With imported products, Bornelund President Hiroko Nakanishi wants to change the way Japanese kids play

by Hiroko Nakata

With relatively few parks to run around in, many children spend long hours either at cram schools or playing their hand-held game consoles.

Hiroko Nakanishi, president of Bornelund Inc., is on a mission to change the way Japanese children spend their free time.

“Children should grow up with a good balance of heart, mind and body,” Nakanishi, 63, told The Japan Times in a recent interview.

Believing that children should have good educational toys to play with, Nakanishi’s company imports toys from Europe and the United States that can be used safely indoors.

Bornelund was established in 1981 by Masayuki Nakanishi, Hiroko’s husband, who had worked for a Japanese trading company and handled imports of European toys, including Lego blocks from Denmark. He was impressed by foreign toys and puzzles that help children learn about shapes and numbers.

The quality of these educational toys imported by Bornelund slowly became well-known among Japanese mothers over the past three decades by word of mouth.

In particular, the company got a boost when a newspaper ran an article in October 2003 featuring Nakanishi and her efforts to popularize quality toys.

Sales in the business year that ended in January stood at ¥3.69 billion, up about 30 percent from five years ago.

For example, one of the most popular toys is called Looping. The Dutch creation teaches children shapes and colors using small beads that can be manipulated on looped and twisted wires.

About 60 percent of Bornelund’s sales now come from imported toys.

The company has 82 outlets across Japan, including the latest one that opened in the Roppongi Hills commercial complex in Minato Ward, Tokyo, on April 18.

Meanwhile, the toy importer is steadily expanding its indoor playgrounds and business to develop and maintain playground equipment, which now account for 40 percent of the company’s total sales.

When Bornelund first set up an indoor playground in 2002 in Kitakyushu, many children in Japan were already obsessed with computer games or forced to attend cram schools. Nakanishi worried this unhealthy lifestyle would lead to obesity among children.

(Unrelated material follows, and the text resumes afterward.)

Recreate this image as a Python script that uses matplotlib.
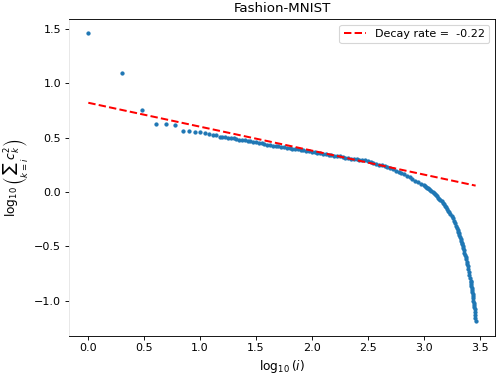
import numpy as np
import matplotlib
matplotlib.use("Agg")
import matplotlib.pyplot as plt

# first few ranks, drawn as separate dots
head_rank = [1, 2, 3, 4, 5, 6, 7, 8, 9, 10, 11, 12, 13, 14]
head_val = [1.458, 1.096, 0.749, 0.626, 0.626, 0.617, 0.562, 0.562,
            0.548, 0.548, 0.538, 0.537, 0.528, 0.524]

# dense tail (x = log10 of rank)
tail_logrank = [
    1.175, 1.200, 1.225, 1.250, 1.275, 1.300, 1.325, 1.350, 1.375, 1.400,
    1.425, 1.450, 1.475, 1.500, 1.525, 1.550, 1.575, 1.600, 1.625, 1.650,
    1.675, 1.700, 1.725, 1.750, 1.775, 1.800, 1.825, 1.850, 1.875, 1.900,
    1.925, 1.950, 1.975, 2.000, 2.025, 2.050, 2.075, 2.100, 2.125, 2.150,
    2.175, 2.200, 2.225, 2.250, 2.275, 2.300, 2.325, 2.350, 2.375, 2.400,
    2.425, 2.450, 2.475, 2.500, 2.525, 2.550, 2.575, 2.600, 2.625, 2.650,
    2.675, 2.700, 2.725, 2.750, 2.775, 2.800, 2.825, 2.850, 2.875, 2.900,
    2.925, 2.950, 2.975,
    3.00, 3.01, 3.02, 3.03, 3.04, 3.05, 3.06, 3.07, 3.08, 3.09,
    3.10, 3.11, 3.12, 3.13, 3.14, 3.15, 3.16, 3.17, 3.18, 3.19,
    3.20, 3.21, 3.22, 3.23, 3.24, 3.25, 3.26, 3.27, 3.28, 3.29,
    3.300, 3.305, 3.310, 3.315, 3.320, 3.325, 3.330, 3.335, 3.340, 3.345,
    3.350, 3.355, 3.360, 3.365, 3.370, 3.375, 3.380, 3.385, 3.390, 3.395,
    3.400, 3.405, 3.410, 3.415, 3.420,
    3.4225, 3.425, 3.4275, 3.430, 3.4325, 3.435, 3.4375, 3.440, 3.4425,
    3.445, 3.4475, 3.450, 3.4525, 3.455, 3.4575, 3.460, 3.4625, 3.465,
]
tail_val = [
    0.509, 0.506, 0.503, 0.500, 0.496, 0.492, 0.487, 0.482, 0.478, 0.474,
    0.469, 0.464, 0.460, 0.455, 0.451, 0.446, 0.441, 0.436, 0.431, 0.426,
    0.422, 0.418, 0.414, 0.410, 0.406, 0.402, 0.399, 0.396, 0.392, 0.388,
    0.383, 0.377, 0.372, 0.367, 0.364, 0.360, 0.356, 0.352, 0.346, 0.340,
    0.337, 0.333, 0.330, 0.326, 0.321, 0.316, 0.312, 0.307, 0.304, 0.300,
    0.297, 0.293, 0.289, 0.285, 0.278, 0.270, 0.261, 0.252, 0.245, 0.237,
    0.229, 0.220, 0.209, 0.197, 0.186, 0.174, 0.161, 0.148, 0.133, 0.118,
    0.104, 0.090, 0.076,
    0.062, 0.055, 0.048, 0.040, 0.033, 0.025, 0.016, 0.007, -0.002, -0.011,
    -0.020, -0.031, -0.042, -0.053, -0.064, -0.075, -0.088, -0.101, -0.114, -0.127,
    -0.140, -0.156, -0.172, -0.189, -0.205, -0.222, -0.244, -0.266, -0.289, -0.312,
    -0.335, -0.350, -0.366, -0.382, -0.398, -0.415, -0.432, -0.449, -0.466, -0.483,
    -0.500, -0.519, -0.538, -0.558, -0.578, -0.598, -0.619, -0.640, -0.660, -0.685,
    -0.710, -0.736, -0.762, -0.788, -0.815,
    -0.832, -0.850, -0.868, -0.886, -0.904, -0.922, -0.941, -0.960, -0.980,
    -1.000, -1.020, -1.040, -1.060, -1.080, -1.105, -1.130, -1.160, -1.190,
]

# fitted power law
fit_intercept = 0.82
fit_slope = -0.22

x = np.concatenate([np.log10(head_rank), tail_logrank])
y = np.concatenate([head_val, tail_val])

fig = plt.figure(figsize=(6.2, 4.675), dpi=80)
ax = fig.add_axes([0.139, 0.1024, 0.859, 0.8468])

ax.scatter(x, y, s=8, color='C0')
xfit = np.array([x.min(), x.max()])
ax.plot(xfit, fit_intercept + fit_slope * xfit, 'r--', lw=1.8,
        label='Decay rate =  -0.22')

ax.spines['left'].set_color('#e6e6e6')
ax.set_title('Fashion-MNIST')
ax.set_xlabel(r'$\log_{10}(i)$', fontsize=11)
ax.set_ylabel(r'$\log_{10}\left(\sum_{k=i} c_k^2\right)$', fontsize=11,
              labelpad=4)
ax.legend(loc='upper right')

fig.savefig('out.png', dpi=80)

For this reason, the company came up with the indoor playground, called Asobi no sekai (The world of play), which is a safe and secure place at a time when kidnappings of small children are on the rise and many are injured by hard falls from metal playground equipment onto concrete ground.

In the indoor playgrounds, children exert 1.5 times the physical energy than at usual child-care facilities, according to studies by Kazuhiko Nakamura, an associate professor at the University of Yamanashi who specializes in childhood development.

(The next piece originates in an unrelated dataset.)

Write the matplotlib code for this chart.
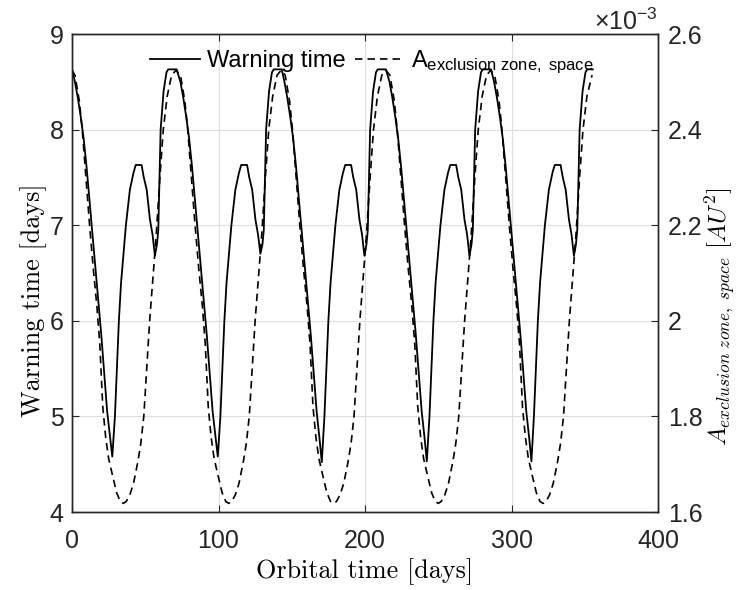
import matplotlib
matplotlib.use('Agg')
import matplotlib.pyplot as plt
from matplotlib.ticker import FuncFormatter

plt.rcParams['font.family'] = 'Liberation Sans'
plt.rcParams['mathtext.fontset'] = 'custom'
plt.rcParams['mathtext.rm'] = 'Liberation Sans'
plt.rcParams['mathtext.it'] = 'Liberation Sans:italic'
plt.rcParams['mathtext.sf'] = 'Liberation Sans'

# warning time (solid)
days_warn = [
    0, 2, 4, 6, 8, 10, 12, 14, 16, 18, 20, 22, 24, 26, 27.5,
    29.3, 32, 33.5, 36.8, 39.5, 42, 43.5, 47.5, 49, 51, 53.2, 55, 56.6, 58, 58.9, 60.5, 62.5, 64.5, 65.7, 71.4,
    74, 76, 78, 80, 82, 84, 86, 88, 90, 92, 94, 96, 98, 99.5,
    101.3, 104, 105.5, 108.8, 111.5, 114, 115.5, 119.5, 121, 123, 125.2, 127, 128.6, 130, 130.9, 132.5, 134.5, 136.5, 137.7, 143.2,
    145, 147, 149, 151, 153, 155, 157, 159, 161, 163, 165, 167, 169, 170.5,
    172.3, 175, 176.5, 179.8, 182.5, 185, 186.5, 190.5, 192, 194, 196.2, 198, 199.6, 201, 201.9, 203.5, 205.5, 207.5, 208.7, 214.3,
    216.7, 218.7, 220.7, 222.7, 224.7, 226.7, 228.7, 230.7, 232.7, 234.7, 236.7, 238.7, 240.7, 242.2,
    244, 246.7, 248.2, 251.5, 254.2, 256.7, 258.2, 262.2, 263.7, 265.7, 267.9, 269.7, 271.3, 272.7, 273.6, 275.2, 277.2, 279.2, 280.4, 286,
    288.1, 290.1, 292.1, 294.1, 296.1, 298.1, 300.1, 302.1, 304.1, 306.1, 308.1, 310.1, 312.1, 313.6,
    315.3, 318, 319.5, 322.8, 325.5, 328, 329.5, 333.5, 335, 337, 339.2, 341, 342.6, 344, 344.9, 346.5, 348.5, 350.5, 351.7, 355.5,
]
warning_time = [
    8.64, 8.5, 8.33, 8.13, 7.9, 7.6, 7.25, 6.9, 6.55, 6.2, 5.85, 5.45, 5.05, 4.78, 4.58,
    5.0, 6.0, 6.4, 7.0, 7.37, 7.55, 7.63, 7.63, 7.5, 7.37, 7.06, 6.9, 6.68, 6.8, 6.95, 8.0, 8.4, 8.6, 8.63, 8.63,
    8.5, 8.33, 8.13, 7.9, 7.6, 7.25, 6.9, 6.55, 6.2, 5.85, 5.45, 5.05, 4.78, 4.58,
    5.0, 6.0, 6.4, 7.0, 7.37, 7.55, 7.63, 7.63, 7.5, 7.37, 7.06, 6.9, 6.7, 6.8, 6.95, 8.0, 8.4, 8.6, 8.63, 8.63,
    8.5, 8.33, 8.13, 7.9, 7.6, 7.25, 6.9, 6.55, 6.2, 5.85, 5.45, 5.05, 4.76, 4.52,
    5.0, 6.0, 6.4, 7.0, 7.37, 7.55, 7.63, 7.63, 7.5, 7.37, 7.06, 6.9, 6.68, 6.8, 6.95, 8.0, 8.4, 8.6, 8.63, 8.63,
    8.5, 8.33, 8.13, 7.9, 7.6, 7.25, 6.9, 6.55, 6.2, 5.85, 5.45, 5.05, 4.77, 4.53,
    5.0, 6.0, 6.4, 7.0, 7.37, 7.55, 7.63, 7.63, 7.5, 7.37, 7.06, 6.9, 6.68, 6.8, 6.95, 8.0, 8.4, 8.6, 8.63, 8.63,
    8.5, 8.33, 8.13, 7.9, 7.6, 7.25, 6.9, 6.55, 6.2, 5.85, 5.45, 5.05, 4.77, 4.53,
    5.0, 6.0, 6.4, 7.0, 7.37, 7.55, 7.63, 7.63, 7.5, 7.37, 7.06, 6.9, 6.68, 6.8, 6.95, 8.0, 8.4, 8.6, 8.63, 8.63,
]

# exclusion zone area (dashed), in units of 1e-3 AU^2
days_area = [
    0, 2, 5, 7, 9.5, 12, 14.5, 17, 19, 21, 23, 25, 28, 30.5, 33, 35,
    37, 39.5, 42, 45, 47, 49, 51, 53, 55, 57.5, 60, 62.3, 65, 68, 71,
    74, 77, 79, 81.5, 84, 86.5, 89, 91, 93, 95, 97, 100, 102.5, 105, 107,
    109, 111.5, 114, 117, 119, 121, 123, 125, 127, 129.5, 132, 134.3, 137, 140, 142.75,
    145.5, 148.5, 150.5, 153, 155.5, 158, 160.5, 162.5, 164.5, 166.5, 168.5, 171.5, 174, 176.5, 178.5,
    180.5, 183, 185.5, 188.5, 190.5, 192.5, 194.5, 196.5, 198.5, 201, 203.5, 205.8, 208.5, 211.5, 214.25,
    217, 220, 222, 224.5, 227, 229.5, 232, 234, 236, 238, 240, 243, 245.5, 248, 250,
    252, 254.5, 257, 260, 262, 264, 266, 268, 270, 272.5, 275, 277.3, 280, 283, 285.75,
    288.5, 291.5, 293.5, 296, 298.5, 301, 303.5, 305.5, 307.5, 309.5, 311.5, 314.5, 317, 319.5, 321.5,
    323.5, 326, 328.5, 331.5, 333.5, 335.5, 337.5, 339.5, 341.5, 344, 346.5, 348.8, 351.5, 355,
]
area_e3 = [
    2.524, 2.514, 2.46, 2.40, 2.30, 2.20, 2.11, 2.03, 1.95, 1.82, 1.756, 1.712, 1.672, 1.64, 1.622, 1.618,
    1.622, 1.636, 1.66, 1.706, 1.744, 1.80, 1.90, 2.00, 2.08, 2.18, 2.30, 2.40, 2.47, 2.514, 2.524,
    2.514, 2.46, 2.40, 2.30, 2.20, 2.11, 2.03, 1.95, 1.82, 1.756, 1.712, 1.672, 1.64, 1.622, 1.618,
    1.622, 1.636, 1.66, 1.706, 1.744, 1.80, 1.90, 2.00, 2.08, 2.18, 2.30, 2.40, 2.47, 2.514, 2.524,
    2.514, 2.46, 2.40, 2.30, 2.20, 2.11, 2.03, 1.95, 1.82, 1.756, 1.712, 1.672, 1.64, 1.622, 1.618,
    1.622, 1.636, 1.66, 1.706, 1.744, 1.80, 1.90, 2.00, 2.08, 2.18, 2.30, 2.40, 2.47, 2.514, 2.524,
    2.514, 2.46, 2.40, 2.30, 2.20, 2.11, 2.03, 1.95, 1.82, 1.756, 1.712, 1.672, 1.64, 1.622, 1.618,
    1.622, 1.636, 1.66, 1.706, 1.744, 1.80, 1.90, 2.00, 2.08, 2.18, 2.30, 2.40, 2.47, 2.514, 2.524,
    2.514, 2.46, 2.40, 2.30, 2.20, 2.11, 2.03, 1.95, 1.82, 1.756, 1.712, 1.672, 1.64, 1.622, 1.618,
    1.622, 1.636, 1.66, 1.706, 1.744, 1.80, 1.90, 2.00, 2.08, 2.18, 2.30, 2.40, 2.47, 2.514,
]

x_ticks = [0, 100, 200, 300, 400]
left_ticks = [4, 5, 6, 7, 8, 9]
right_ticks = [1.6, 1.8, 2.0, 2.2, 2.4, 2.6]

edge = '#262626'

fig = plt.figure(figsize=(7.38, 5.9), dpi=100)
ax = fig.add_axes([72 / 738, 1 - 512 / 590, 586 / 738, 478 / 590])
ax2 = ax.twinx()

l1, = ax.plot(days_warn, warning_time, color='k', lw=1.3, label='Warning time')
l2, = ax2.plot(days_area, area_e3, color='k', lw=1.2, dashes=(4.5, 3),
               label=r'A$_{\mathrm{exclusion\ zone,\ space}}$')

ax.set_xlim(0, 400)
ax.set_ylim(4, 9)
ax2.set_ylim(1.6, 2.6)
ax.set_xticks(x_ticks)
ax.set_yticks(left_ticks)
ax2.set_yticks(right_ticks)
ax2.yaxis.set_major_formatter(FuncFormatter(lambda v, p: '%g' % round(v, 3)))

ax.grid(True, color='#dedede', lw=0.8)

for a in (ax, ax2):
    for s in a.spines.values():
        s.set_color(edge)
        s.set_linewidth(1.0)

ax.tick_params(direction='in', length=5, width=0.8, colors=edge, labelcolor='#262626',
               labelsize=18, top=True, right=False)
ax.tick_params(axis='x', pad=12)
ax.tick_params(axis='y', pad=6)
ax2.tick_params(direction='in', length=5, width=0.8, colors=edge, labelcolor='#262626',
                labelsize=18, pad=7)

ax.set_xlabel('Orbital time [days]', fontfamily='cmr10', fontsize=18.8, labelpad=4)
ax.set_ylabel('Warning time [days]', fontfamily='cmr10', fontsize=18.8)
ax2.set_ylabel(r'$A_{exclusion\ zone,\ space}\ [AU^2]$', math_fontfamily='cm', fontsize=18)
ax.yaxis.set_label_coords(-0.043, 0.443)
ax2.yaxis.set_label_coords(1.077, 0.408)

ax2.text(1.0, 0.997, r'$\times10^{-3}$', transform=ax2.transAxes, ha='right', va='bottom',
         fontsize=18, color='#262626')

ax2.legend(handles=[l1, l2], loc='upper left', bbox_to_anchor=(0.133, 0.969), ncol=2,
           frameon=False, fontsize=17, handlelength=2.1, handletextpad=0.3,
           columnspacing=0.4, borderpad=0, borderaxespad=0)

fig.savefig('out.png', dpi=100)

The company’s indoor playgrounds are filled with good toys and safe equipment. For example, Cyber Wheel, developed with Per Kolle, a former Danish athletics champion and now an expert on children’s physical education, is a 1.6-meter-diameter inflated vinyl tunnel. Once in the tunnel, kids can easily roll around.

Rolling around stimulates the brain and develops a sense of balance and spatial sense, Nakanishi said. “An hour of exercise makes children sweat a lot,” she added.

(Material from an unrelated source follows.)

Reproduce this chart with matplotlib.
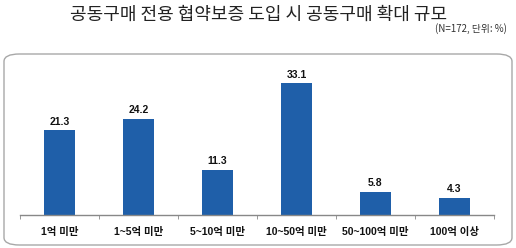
import matplotlib
matplotlib.use("Agg")
import matplotlib.pyplot as plt
from matplotlib.patches import FancyBboxPatch
import numpy as np

categories = ["1억 미만", "1~5억 미만", "5~10억 미만", "10~50억 미만", "50~100억 미만", "100억 이상"]
values = [21.3, 24.2, 11.3, 33.1, 5.8, 4.3]
title = "공동구매 전용 협약보증 도입 시 공동구매 확대 규모"
note = "(N=172, 단위: %)"

W, H = 516, 248
fig = plt.figure(figsize=(W / 100, H / 100), dpi=100)
fam = ["Liberation Sans", "Noto Sans CJK KR", "DejaVu Sans"]

# rounded frame
box = FancyBboxPatch((4 / W, 3 / H), 508 / W, 191 / H,
                     boxstyle="round,pad=0,rounding_size=0.03",
                     transform=fig.transFigure, fill=False,
                     edgecolor="#a8a8a8", linewidth=1.0)
fig.patches.append(box)

fig.text(259 / W, 1 - 15 / H, title, ha="center", va="center", fontsize=13,
         family=["Noto Sans CJK KR", "DejaVu Sans"], color="#222222")
fig.text(507 / W, 1 - 29 / H, note, ha="right", va="center", fontsize=7,
         family=["Noto Sans CJK KR", "DejaVu Sans"], color="#333333")

bottom = 215
top = 70
ax = fig.add_axes([20 / W, (H - bottom) / H, 474 / W, (bottom - top) / H])
x = np.arange(len(categories))
ax.bar(x, values, width=0.39, color="#1f5fa9")
ax.set_xlim(-0.5, len(categories) - 0.5)
ax.set_ylim(0, (bottom - top) / 3.98)
for xi, v in zip(x, values):
    ax.text(xi, v + 0.9, f"{v:.1f}", ha="center", va="bottom", fontsize=7.5,
            fontweight="bold", family=fam, color="#111111")
ax.set_xticks(x)
ax.set_xticklabels(categories, fontsize=7.5, fontweight="bold", family=fam, color="#111111")
ax.set_xticks(np.arange(-0.5, len(categories)), minor=True)
ax.tick_params(axis="x", which="major", length=0, pad=9)
ax.tick_params(axis="x", which="minor", length=3, color="#888888", direction="out")
ax.set_yticks([])
for s in ["top", "right", "left"]:
    ax.spines[s].set_visible(False)
ax.spines["bottom"].set_color("#888888")
ax.spines["bottom"].set_linewidth(1.0)
ax.patch.set_alpha(0)

fig.savefig("out.png", dpi=100)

There are four similar indoor playgrounds in Yokohama, Kyoto, Shin-Kobe and Kobe. Nakanishi said she plans to add two more this year.

On weekends, these indoor play spaces are busy with children and parents. The cost per child is ¥600 for the first half-hour and an adult pays ¥200.

But it was not easy for Bornelund to find its way.

In 1981, when the company started selling foreign toys that help develop a child’s intellect, most of the domestic products were plastic models of cartoon characters. Wholesalers had no interest in expensive imported toys.

Hiroko’s husband responded by opening outlets where sales staff explained the quality of the toys.

By the time Hiroko took over from her husband, who stepped down due to illness in 1994, toys imported by Bornelund were gradually catching on with mothers.

“I’m lucky. Because I am a woman, mothers feel more comfortable listening to me, and trust me,” Nakanishi said.

In Japan, female presidents are still rare.

But hardships continue. The recent surge in the euro has pushed up the cost of imported toys. The rising euro has forced the company to limit its profit margin to avoid repeatedly raising the prices of the toys, which would cool consumer interest, Nakanishi said.

Bornelund now looks to China, where it opened a playground in Shanghai in 2006. It plans to open 30 similar facilities in big cities in China over the next three years, she said.

In this occasional series, we interview entrepreneurs whose spirit may hold the key to a more competitive Japan.

Highlights of Nakanishi’s career

1981 — Bornelund is established.

1986 — First outlet is launched in the Shinsaibashi district in Osaka.

1994 — Hiroko Nakanishi becomes president.

2001 — Flagship store opens in Jingumae in Shibuya Ward, Tokyo.

2002 — Bornelund sets up first indoor playground in Kitakyushu.

2008 — Outlet opens in Roppongi Hills in Minato Ward, Tokyo.